Inclinação de dois metros
Mais medições e atenção à Zona Norte: o que Porto Alegre precisa fazer após cheia causar desnível no Guaíba
Grupo de pesquisadores da UFRGS identificou que o lago mudou seu comportamento por conta do volume de água da enchente de maio
Pesquisadores da Universidade Federal do Rio Grande do Sul (UFRGS) pedem que Porto Alegre tenha mais estações de medição do nível do Guaíba e Delta Jacuí. No momento, o monitoramento oficial é feito apenas no centro da Capital, o que prejudica conhecer o comportamento do curso d'água em outros pontos.
Os estudiosos descobriram que a enchente de maio fez o nível do lago variar quase dois metros em regiões diferentes, o que não é habitual. O “responsável” pela diferença foi o estrangulamento do corpo d’água entre a Usina do Gasômetro e a Ilha da Pintada.
— A vazão foi tão forte que a água se acumulou no Delta do Jacuí, pois ela não tinha muito para onde ir, a não ser para cima, inclusive extravasando os canais habituais. Por isso, o nível subiu mais rápido na Zona Norte do que na Zona Sul — afirma Felipe Geremia Nievinski, professor do Departamento de Geodésia do Instituto de Geociências (IGEO) da UFRGS um dos responsáveis pelo estudo.
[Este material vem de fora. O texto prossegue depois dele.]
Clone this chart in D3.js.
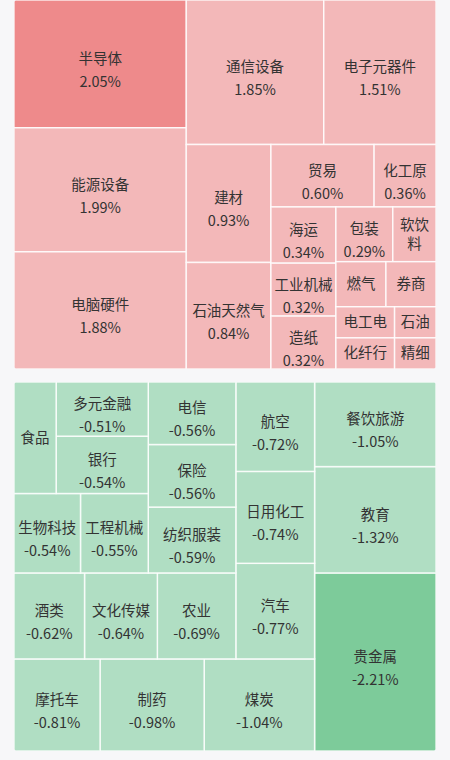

A UFRGS chegou à conclusão com dados de trabalho de campo, medições próprias e informações do satélite franco-americano SWOT, capaz de medir a altura da superfície da água.
O equipamento orbital coletou imagens em 6 de maio, um dia após o que é considerado oficialmente o momento mais alto do Guaíba no Cais Mauá, onde a medição da Secretaria Estadual do Meio Ambiente (Sema), distribuída pela Agência Nacional de Águas e Saneamento Básico (Ana), apontou 5m35cm às 5h30min daquele dia.
A lacuna de referências faz com que os pesquisadores tenham obstáculos para estimar o nível máximo da cheia fora do Centro.
— Não me surpreenderia se (o nível mais alto) da Zona Norte fosse mais de meio metro superior ao recorde do Cais Mauá — acrescenta Nievinski.
Segundo ele, a ideia dos pesquisadores é instalar uma estação para medir o Guaíba na região do Farol de Itapuã, em Viamão, onde há também afunilamento da água. No momento, a UFRGS tem medições automáticas no Cais Mauá (Centro), Veleiros do Sul (Sul) e Ilha da Pintada.
A possibilidade de pontos da Zona Norte ficarem mais altos era conhecida dos pesquisadores: isso foi observado, por exemplo, quando o Guaíba subiu em novembro de 2023. Segundo o pesquisador, naquele momento, a medição da UFRGS no Cais Mauá indicava nível maior do que no Veleiros do Sul.
A mesma situação foi observada em outras ocasiões, mas o efeito era pequeno por conta de vazões inferiores de água, se comparadas com a enchente de maio. A inclinação de quase dois metros já cessou em grande parte do Guaíba e Delta do Jacuí, mas pode ocorrer novamente em um cenário de chuva excessiva.
— A realidade está mostrando que o sistema Guaíba-Jacuí empina quando o fluxo d’água é muito forte. Precisamos de mais dados para ancorar os modelos e estudos para avaliar se a proteção (contra cheias) deve ser reforçada na Região Norte — finaliza o professor.